A pink phone, surrounded by red flags, displaying a Tinder profile of a man named Chad, who is holding a fish. Tinder bio reads: “Dark humour, if you can’t handle it, don’t bother. No snowflakes. Don’t know why I’m on here”
Credit: Ciara Higgins

Red Flags on Tinder

By Ishani Mukherjee

Ishani shares her do’s and don’ts of online dating.

There is debate regarding what is an appropriate way to date or casually meet someone. As a fresher, there were whispers through the halls about Tinder’s reputation: it carries the benefits of meeting new people, especially during a time when you want to connect with people desperately, but it’s also notorious for its creepy, awkward and unpleasant interactions. 

One boring night, my friends and I decided to sign ourselves up for some online dating action. The pressure of building the perfect profile can seem daunting: you must have some cute but candid pictures, and a good opening line is a necessity. We began swiping, and then came the realization: what do I do when I get a match? If you’re lucky, you may find someone you get along with, someone who has the same interests or has the same sense of humour. However, even the most perfect Tinder matches can often lead to horrific dates. After some surprisingly awkward dates, I wished that someone had told me about the red flags to look out for on dating sites. 

The first one is to trust your gut. If someone constantly has to apologise for what they say to you, or they’re making you uncomfortable with their conversation topics, trust your intuition and unmatch them. No person that is making you feel unsafe is worth your time, no matter how attractive they are.

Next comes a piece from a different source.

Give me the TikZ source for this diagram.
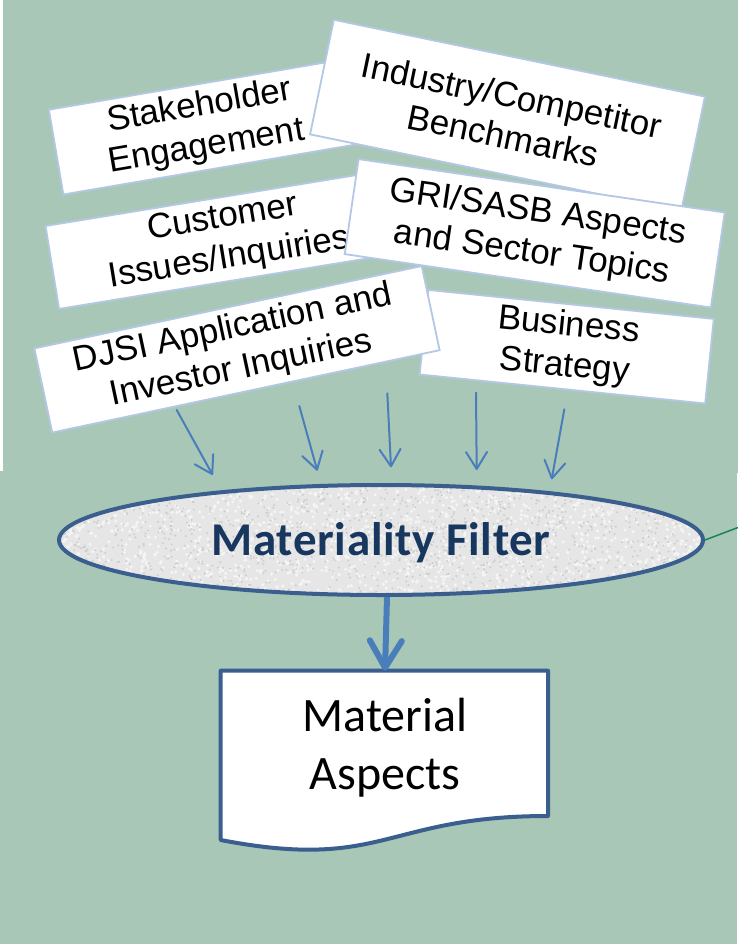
\documentclass[tikz,border=0pt]{standalone}
\usepackage{fontspec}
\setmainfont{Liberation Sans}
\newfontfamily\carlito{Carlito}
\newfontfamily\carlitowide[LetterSpace=1.5]{Carlito}
\usetikzlibrary{arrows.meta,shapes.geometric}

\definecolor{bg}{HTML}{A9C7B7}
\definecolor{boxline}{HTML}{B4C8E6}
\definecolor{arrowblue}{HTML}{4A7EBB}
\definecolor{darkline}{HTML}{3A5E8E}
\definecolor{navy}{HTML}{17375E}
\definecolor{linkgreen}{HTML}{16855C}
\definecolor{grainbase}{HTML}{E6E6E6}
\definecolor{grainlight}{HTML}{F5F5F5}
\definecolor{graindark}{HTML}{CDCDCD}

\begin{document}
\begin{tikzpicture}[x=1pt,y=-1pt,
  inputbox/.style={draw=boxline, line width=1.8pt, fill=white, inner sep=0pt,
    align=center, font=\fontsize{35}{41}\selectfont},
  feed/.style={draw=arrowblue, line width=2pt, line cap=round,
    -{Straight Barb[length=17pt,width=21pt,round]}},
  mainarrow/.style={draw=arrowblue, line width=6pt,
    -{Straight Barb[length=27pt,width=32pt,round]}},
  filterbox/.style={ellipse, draw=darkline, line width=4pt, fill=grainbase,
    inner sep=0pt},
  filtertext/.style={text=navy, font=\carlitowide\bfseries\fontsize{47}{52}\selectfont},
  docline/.style={draw=darkline, line width=4pt, fill=white, line join=round},
]
% canvas
\fill[bg] (0,0) rectangle (738,944);
\useasboundingbox (0,0) rectangle (738,944);
\fill[white] (0,0) rectangle (2.5,471);
\fill[white] (737,473) rectangle (738,944);

% input sources
\node[inputbox, minimum width=298pt, minimum height=86pt, rotate=9.7]
  (stake) at (203,127) {Stakeholder\\Engagement};
\node[inputbox, minimum width=379pt, minimum height=117pt, rotate=-11.7]
  (bench) at (507.5,115.5) {Industry/Competitor\\Benchmarks};
\node[inputbox, minimum width=352pt, minimum height=84pt, rotate=9.3]
  (cust) at (226,239) {Customer\\Issues/Inquiries};
\node[inputbox, minimum width=370pt, minimum height=96pt, rotate=-8.3]
  (gri) at (534.7,233.3) {GRI/SASB Aspects\\and Sector Topics};
\node[inputbox, minimum width=287pt, minimum height=85pt, rotate=-5.8]
  (strat) at (566.7,346.7) {Business\\Strategy};
\node[inputbox, minimum width=396pt, minimum height=86pt, rotate=12]
  (djsi) at (237,349.3) {DJSI Application and\\Investor Inquiries};

% feed arrows
\coordinate (f1s) at (176.7,410);   \coordinate (f1e) at (212.7,475);
\coordinate (f2s) at (299.3,406);   \coordinate (f2e) at (317.3,470.7);
\coordinate (f3s) at (387.3,393.3); \coordinate (f3e) at (391,467.3);
\coordinate (f4s) at (476,392.7);   \coordinate (f4e) at (476.7,470);
\coordinate (f5s) at (564.3,409.3); \coordinate (f5e) at (551.7,479.3);
\foreach \k in {1,...,5} \draw[feed] (f\k s) -- (f\k e);

% filter with a speckled fill
\node[filterbox, minimum width=644pt, minimum height=110pt,
  path picture={
    \pgfmathsetseed{11}
    \foreach \k in {1,...,1600}{
      \pgfmathsetmacro\gx{rand*330}
      \pgfmathsetmacro\gy{rand*60}
      \fill[grainlight] ([shift={(\gx pt,\gy pt)}]path picture bounding box.center) circle (1.7pt);
    }
    \foreach \k in {1,...,1400}{
      \pgfmathsetmacro\gx{rand*330}
      \pgfmathsetmacro\gy{rand*60}
      \fill[graindark] ([shift={(\gx pt,\gy pt)}]path picture bounding box.center) circle (1.1pt);
    }
  }] (filt) at (381,540) {};
\node[filtertext] (filtlabel) at (381,543) {Materiality Filter};

\coordinate (gend) at (738,527.5);
\draw[linkgreen, line width=1.5pt] (filt.east) -- (gend);

% output document
\coordinate (doctop) at (385,670.7);
\path[docline] (220.7,670.7) -- (548,670.7) -- (548,816)
  .. controls (384.35,816) and (384.35,871.5) .. (220.7,840) -- cycle;
\node[font=\carlito\fontsize{48}{58}\selectfont, align=center]
  (doctxt) at (385,748) {Material\\Aspects};

\draw[mainarrow] ([xshift=6pt]filt.south) -- (doctop);
\end{tikzpicture}
\end{document}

Secondly, look out for late-night texts. If you are not explicitly looking for something casual, and someone texts you at a time that is consistently convenient for them, chances are they’re not the one for you. On the flip side of this, if you’re only looking for something casual and someone is texting you more often than you’d like or seems to be more invested than you, it’s a good idea to unmatch. If the person you’re talking to isn’t looking for the same type of relationship as you, continuing conversation is just a waste of time. 

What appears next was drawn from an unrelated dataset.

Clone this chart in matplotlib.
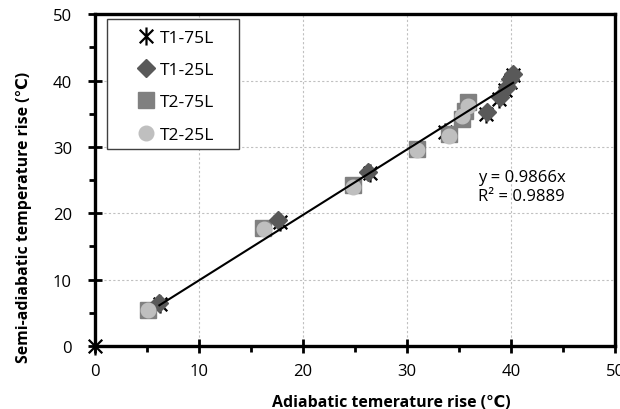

Another easy way to waste your time is to continuously put in effort with people who are clearly not interested. If you’re on Tinder to meet new people, someone who cancels on you regularly might not be someone you want to form a relationship with. A one-off incident is excusable, but it would be a waste of time to invest in someone that doesn’t value your time and energy. Although it can be a hit to the ego, it’s important to recognize when someone is just not interested. 

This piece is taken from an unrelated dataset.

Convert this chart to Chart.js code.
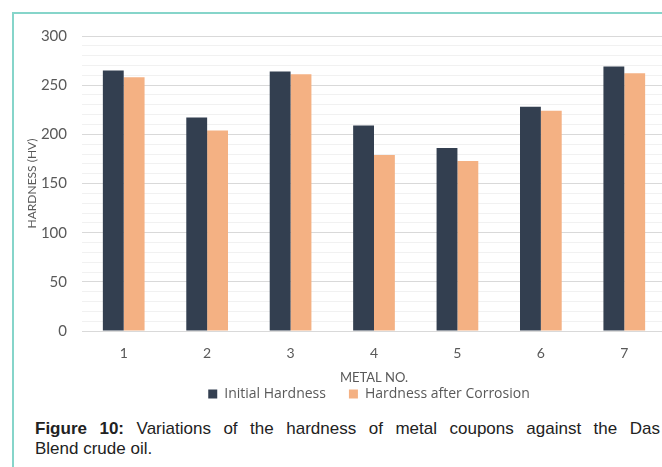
<!DOCTYPE html>
<html>
<head>
<meta charset="utf-8">
<script src="https://cdn.jsdelivr.net/npm/chart.js@4.4.1/dist/chart.umd.min.js"></script>
<style>
  html, body { margin: 0; padding: 0; background: #fff; width: 662px; height: 467px; overflow: hidden; }
  .frame { position: absolute; left: 12px; top: 12px; width: 700px; height: 500px;
           border-left: 2px solid #86d5ca; border-top: 2px solid #86d5ca; }
  #hardnessChart { position: absolute; left: 12px; top: 12px; }
  .caption { position: absolute; left: 35px; top: 419px; width: 625px; margin: 0;
             font-family: "Liberation Sans", Arial, sans-serif;
             font-size: 17px; line-height: 20px; color: #222; }
  .caption .l1 { text-align: justify; text-align-last: justify; }
</style>
</head>
<body>
<div class="frame"></div>
<canvas id="hardnessChart" width="714" height="399"></canvas>
<div class="caption">
  <div class="l1"><b>Figure 10:</b> Variations of the hardness of metal coupons against the Das</div>
  <div>Blend crude oil.</div>
</div>
<script>
const metals = ['1', '2', '3', '4', '5', '6', '7'];
const initialHardness = [265, 217, 264, 209, 186, 228, 269];
const afterCorrosion = [258, 204, 261, 179, 173, 224, 262];

const ctx = document.getElementById('hardnessChart').getContext('2d');
const axisFont = { family: 'Lato, "Open Sans", sans-serif' };

new Chart(ctx, {
  type: 'bar',
  data: {
    labels: metals,
    datasets: [{
      label: 'Initial Hardness',
      data: initialHardness,
      backgroundColor: '#333f50',
      categoryPercentage: 0.5,
      barPercentage: 1.0
    }, {
      label: 'Hardness after Corrosion',
      data: afterCorrosion,
      backgroundColor: '#f4b183',
      categoryPercentage: 0.5,
      barPercentage: 1.0
    }]
  },
  options: {
    responsive: false,
    animation: false,
    devicePixelRatio: 1,
    layout: { padding: { top: 14, left: 0, right: 0, bottom: 0 } },
    plugins: {
      tooltip: { enabled: false },
      legend: {
        position: 'bottom',
        labels: {
          boxWidth: 9, boxHeight: 9, padding: 23, color: '#595959',
          font: { family: '"Open Sans", sans-serif', size: 14 }
        }
      }
    },
    scales: {
      x: {
        afterFit: s => { s.height = 33; },
        grid: { display: false, drawTicks: false },
        border: { display: true, color: '#d9d9d9', width: 1 },
        ticks: { color: '#595959', padding: 14, font: { ...axisFont, size: 14 } },
        title: { display: true, text: 'METAL NO.', color: '#595959', padding: { top: 0, bottom: -22 },
                 font: { ...axisFont, size: 13 } }
      },
      y: {
        min: 0, max: 300,
        afterFit: s => { s.width = 70; },
        grid: {
          drawTicks: false,
          color: c => (c.tick && c.tick.value % 50 === 0) ? '#d9d9d9' : '#f1f1f1'
        },
        border: { display: false },
        ticks: {
          stepSize: 10, autoSkip: false, padding: 15, color: '#595959',
          font: { ...axisFont, size: 15 },
          callback: v => (v % 50 === 0 ? v : '')
        },
        title: { display: true, text: 'HARDNESS (HV)', color: '#595959', padding: { top: 13, bottom: 0 },
                 font: { ...axisFont, size: 12 } }
      },
      y2: {
        position: 'right',
        afterFit: s => { s.width = 60; },
        grid: { display: false },
        ticks: { display: false },
        border: { display: false }
      }
    }
  }
});
</script>
</body>
</html>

Lastly, watch out for people who make too many sexual innuendos. If all of your conversations consist of sexual jokes and juvenile innuendos, you might want to question this person’s maturity, or their compatibility with your personality. If you don’t enjoy the conversation, this match probably is not for you.

Bottom line, I have had brilliant conversations with some people that turned out to be disastrous dates, and met some really boring texters that turned out to be really interesting people. The only way to know for certain if Tinder is for you is to give it a try, but remember to trust your gut, and be honest about your expectations.